For the realtors and landlords, the public health justifications amounted to after-the-fact justifications for the politics.
Speaking about her own struggles with eviction prior to attaining public office, Rep. Cori Bush (D-Mo.) spent three days and nights in front of the U.S. Capitol before the CDC extended the moratorium. She and her husband lived in a Ford Explorer with their two young children some two decades before she became a congresswoman. The pressure she helped build has been credited, at least in part, with the administration’s actions.
Though the most dramatic example, Rep. Bush was hardly the only lawmaker urging an extension of the CDC’s moratorium. Rep. Maxine Waters (D-Calif.) appeared to dare the agency to take action.
“Who is going to stop them? Who is going to penalize them?” Waters asked in an Aug. 2nd tweet, cited by the realtors. “There is no official ruling saying that they cannot extend this moratorium. C’mon CDC – have a heart! Just do it!”
The Washington Post’s editorial board agreed that renters need relief, but the paper opined that the eviction moratorium was “almost certainly illegal.”
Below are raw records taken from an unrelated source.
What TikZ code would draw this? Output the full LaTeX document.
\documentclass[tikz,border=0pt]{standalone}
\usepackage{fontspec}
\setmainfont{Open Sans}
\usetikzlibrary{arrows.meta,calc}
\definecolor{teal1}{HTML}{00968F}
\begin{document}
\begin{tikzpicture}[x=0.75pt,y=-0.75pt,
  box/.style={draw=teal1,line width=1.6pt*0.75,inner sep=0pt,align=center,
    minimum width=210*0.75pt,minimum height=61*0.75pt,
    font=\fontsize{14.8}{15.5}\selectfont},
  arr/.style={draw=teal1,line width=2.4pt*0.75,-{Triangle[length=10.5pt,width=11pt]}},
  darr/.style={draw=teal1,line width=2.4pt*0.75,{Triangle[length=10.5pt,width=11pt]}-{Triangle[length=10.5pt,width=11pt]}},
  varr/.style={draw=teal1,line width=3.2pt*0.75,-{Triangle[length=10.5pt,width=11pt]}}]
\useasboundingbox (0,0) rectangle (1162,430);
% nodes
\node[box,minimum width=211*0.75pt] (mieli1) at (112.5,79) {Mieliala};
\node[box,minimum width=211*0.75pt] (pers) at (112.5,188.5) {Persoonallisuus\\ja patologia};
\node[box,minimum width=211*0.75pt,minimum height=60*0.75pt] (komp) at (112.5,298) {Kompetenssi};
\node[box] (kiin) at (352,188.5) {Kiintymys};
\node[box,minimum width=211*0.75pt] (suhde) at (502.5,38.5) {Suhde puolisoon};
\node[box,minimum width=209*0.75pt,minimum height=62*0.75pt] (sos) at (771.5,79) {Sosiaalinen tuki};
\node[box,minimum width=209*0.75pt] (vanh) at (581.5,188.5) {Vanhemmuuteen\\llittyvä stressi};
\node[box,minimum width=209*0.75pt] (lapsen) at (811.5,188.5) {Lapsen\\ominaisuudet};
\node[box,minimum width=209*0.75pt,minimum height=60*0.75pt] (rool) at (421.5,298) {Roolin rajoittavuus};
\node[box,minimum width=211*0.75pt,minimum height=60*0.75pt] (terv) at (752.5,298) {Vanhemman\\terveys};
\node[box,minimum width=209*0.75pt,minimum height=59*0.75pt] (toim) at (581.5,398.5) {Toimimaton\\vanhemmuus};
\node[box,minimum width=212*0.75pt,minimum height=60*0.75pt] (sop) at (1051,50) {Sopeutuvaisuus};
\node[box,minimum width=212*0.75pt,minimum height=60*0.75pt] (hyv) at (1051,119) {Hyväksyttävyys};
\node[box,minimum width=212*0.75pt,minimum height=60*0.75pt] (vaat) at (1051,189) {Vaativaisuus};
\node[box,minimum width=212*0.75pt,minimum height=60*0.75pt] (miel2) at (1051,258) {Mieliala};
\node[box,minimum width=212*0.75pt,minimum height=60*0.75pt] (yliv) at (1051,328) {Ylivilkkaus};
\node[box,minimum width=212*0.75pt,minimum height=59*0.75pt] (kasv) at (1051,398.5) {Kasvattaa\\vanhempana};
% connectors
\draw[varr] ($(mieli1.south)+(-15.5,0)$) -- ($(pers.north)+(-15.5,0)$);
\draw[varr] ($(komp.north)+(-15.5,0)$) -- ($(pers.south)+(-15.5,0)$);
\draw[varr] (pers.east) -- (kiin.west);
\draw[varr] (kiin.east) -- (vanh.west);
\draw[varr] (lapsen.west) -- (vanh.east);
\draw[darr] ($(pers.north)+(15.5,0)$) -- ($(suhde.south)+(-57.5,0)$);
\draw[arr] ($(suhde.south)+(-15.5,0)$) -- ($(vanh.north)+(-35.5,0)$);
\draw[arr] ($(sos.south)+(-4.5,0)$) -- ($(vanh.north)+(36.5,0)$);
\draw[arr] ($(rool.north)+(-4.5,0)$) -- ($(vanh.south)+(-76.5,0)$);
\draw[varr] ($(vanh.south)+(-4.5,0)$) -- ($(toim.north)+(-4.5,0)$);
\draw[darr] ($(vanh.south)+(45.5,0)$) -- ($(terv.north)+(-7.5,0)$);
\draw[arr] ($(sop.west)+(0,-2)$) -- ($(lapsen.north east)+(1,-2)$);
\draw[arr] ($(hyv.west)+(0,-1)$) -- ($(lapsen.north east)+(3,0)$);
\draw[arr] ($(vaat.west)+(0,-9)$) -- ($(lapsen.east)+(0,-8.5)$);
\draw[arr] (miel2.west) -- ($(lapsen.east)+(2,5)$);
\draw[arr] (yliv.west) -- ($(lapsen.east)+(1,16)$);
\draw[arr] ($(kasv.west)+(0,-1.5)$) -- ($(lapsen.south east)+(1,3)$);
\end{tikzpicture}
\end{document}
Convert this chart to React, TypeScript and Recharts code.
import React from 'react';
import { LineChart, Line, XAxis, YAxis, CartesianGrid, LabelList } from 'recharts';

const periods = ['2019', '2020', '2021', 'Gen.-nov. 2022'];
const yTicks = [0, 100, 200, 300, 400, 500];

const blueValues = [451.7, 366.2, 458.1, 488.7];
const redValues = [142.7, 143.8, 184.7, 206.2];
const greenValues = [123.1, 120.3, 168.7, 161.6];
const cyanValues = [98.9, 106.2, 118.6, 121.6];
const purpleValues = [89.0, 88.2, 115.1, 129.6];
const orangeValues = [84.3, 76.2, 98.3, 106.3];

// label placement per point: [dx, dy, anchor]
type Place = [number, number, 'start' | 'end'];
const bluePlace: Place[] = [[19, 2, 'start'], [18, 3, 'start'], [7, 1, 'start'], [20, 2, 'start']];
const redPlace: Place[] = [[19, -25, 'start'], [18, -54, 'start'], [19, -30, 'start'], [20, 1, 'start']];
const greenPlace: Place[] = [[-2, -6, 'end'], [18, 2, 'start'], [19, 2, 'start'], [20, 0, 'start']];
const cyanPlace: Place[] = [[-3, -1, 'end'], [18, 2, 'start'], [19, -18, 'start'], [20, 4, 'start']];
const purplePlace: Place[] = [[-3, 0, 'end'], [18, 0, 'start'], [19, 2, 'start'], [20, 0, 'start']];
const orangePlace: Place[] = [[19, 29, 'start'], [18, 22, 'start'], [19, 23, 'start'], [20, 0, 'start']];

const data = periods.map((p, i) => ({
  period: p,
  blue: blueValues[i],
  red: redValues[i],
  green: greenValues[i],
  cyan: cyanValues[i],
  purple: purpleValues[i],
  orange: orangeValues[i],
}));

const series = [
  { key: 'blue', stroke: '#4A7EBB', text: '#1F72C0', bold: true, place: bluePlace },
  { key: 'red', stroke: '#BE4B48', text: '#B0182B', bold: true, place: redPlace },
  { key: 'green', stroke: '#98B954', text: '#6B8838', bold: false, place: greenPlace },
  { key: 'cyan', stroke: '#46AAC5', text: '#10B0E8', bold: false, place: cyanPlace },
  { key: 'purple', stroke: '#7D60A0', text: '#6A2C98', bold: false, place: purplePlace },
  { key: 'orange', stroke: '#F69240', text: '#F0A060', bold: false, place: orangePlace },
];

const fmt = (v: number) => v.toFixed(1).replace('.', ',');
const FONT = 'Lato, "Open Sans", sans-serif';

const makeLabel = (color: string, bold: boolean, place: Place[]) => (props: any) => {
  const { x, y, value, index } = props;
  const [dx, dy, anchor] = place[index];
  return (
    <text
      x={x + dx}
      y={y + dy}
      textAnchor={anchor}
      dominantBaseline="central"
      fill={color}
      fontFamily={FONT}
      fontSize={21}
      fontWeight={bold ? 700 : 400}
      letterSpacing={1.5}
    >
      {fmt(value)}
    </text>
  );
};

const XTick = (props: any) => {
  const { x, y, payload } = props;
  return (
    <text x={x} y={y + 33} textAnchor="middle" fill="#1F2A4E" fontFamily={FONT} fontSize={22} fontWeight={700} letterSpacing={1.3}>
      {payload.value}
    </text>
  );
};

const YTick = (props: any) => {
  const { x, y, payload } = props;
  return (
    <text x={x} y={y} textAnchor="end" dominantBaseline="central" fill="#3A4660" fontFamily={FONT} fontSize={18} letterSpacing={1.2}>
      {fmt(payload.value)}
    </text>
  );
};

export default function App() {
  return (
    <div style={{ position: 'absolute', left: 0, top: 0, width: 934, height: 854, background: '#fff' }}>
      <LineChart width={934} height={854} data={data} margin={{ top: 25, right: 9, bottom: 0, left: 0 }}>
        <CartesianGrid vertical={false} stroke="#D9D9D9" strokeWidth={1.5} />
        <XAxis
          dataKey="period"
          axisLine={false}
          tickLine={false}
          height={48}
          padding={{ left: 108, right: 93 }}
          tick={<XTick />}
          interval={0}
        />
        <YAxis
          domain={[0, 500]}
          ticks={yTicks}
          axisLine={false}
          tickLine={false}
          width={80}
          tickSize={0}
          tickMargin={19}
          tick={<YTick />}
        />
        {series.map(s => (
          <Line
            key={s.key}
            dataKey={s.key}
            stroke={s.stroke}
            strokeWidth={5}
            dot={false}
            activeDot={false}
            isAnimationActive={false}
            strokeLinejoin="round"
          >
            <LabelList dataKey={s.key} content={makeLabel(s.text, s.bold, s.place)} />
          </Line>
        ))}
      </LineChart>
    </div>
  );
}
“If the Trump administration had ignored a direct warning from the Supreme Court, Democrats would rightfully line up to condemn the president,” the editorial read. “Mr. Biden does not get a pass on the rule of law because his heart is in the right place.”
The realtor sounded a similar note of indignation.
“The court should not tolerate the government getting away with this,” Shumate said.
Characterizing the ruling as “technical” and “procedural,” counsel for the realtors said this team plans to “return in short order to the D.C. Circuit Court and then again to the Supreme Court if necessary.”
“We are confident in our position that this unlawful eviction ban will soon come to an end,” he added. “Federal and state governments should be focusing all energy on the swift distribution of nearly $50 billion in rental assistance available for struggling tenants.”
Update—Aug. 13 at 2:48 p.m. Eastern Time: This story has been updated to include the White House’s statement.
Update—Aug. 13 at 5:57 p.m.: A second update has been added to included the realtors’ counsel’s statement.